Understanding the affinities

The inter-transaction affinities listed in the report highlight those transactions that have affinities with other transactions.

Understanding the affinities present in the CICS® region enables you to determine which of the them are most pervasive. If you decide that it is worth changing your application programs, it is generally more cost-effective to remove the most pervasive affinities, because those affinities most restrict dynamic routing. The most pervasive affinities are those with a relation of GLOBAL, or a lifetime of SYSTEM or PERMANENT, and are heavily used.

The transaction-system affinities listed in the report highlight those transactions that use system programming commands. It might not be appropriate to dynamically route such a transaction, because its action might be tied to a particular CICS region, as opposed to a particular set of other transactions.

The affinity report also lists affinities occurring between transactions that were not initiated from a terminal and are not BTS or Link3270 bridge transactions. These background transactions are known as "background relations". This information is really for completeness, because such transactions cannot be dynamically routed.

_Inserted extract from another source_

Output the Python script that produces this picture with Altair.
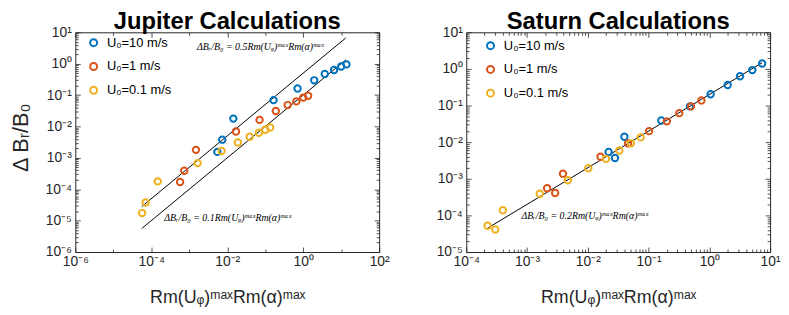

To obtain complete information on affinities, use as many code paths as possible while running the Collector, because it can find an affinity only if the commands that cause it have been executed. However, the Load Module Scanner detects all instances of affinity commands in the corresponding load library. So a comparison of the Affinities Reporter and Load Module Scanner outputs is very useful when establishing the full picture.

Important note

Both the Affinities Reporter and the Load Module Scanner might identify commands that, on closer examination, do not cause real affinities. Relate the output from the Reporter and the Load Module Scanner to your knowledge of your applications, to distinguish between such commands and those causing real affinities that impact CICS dynamic routing.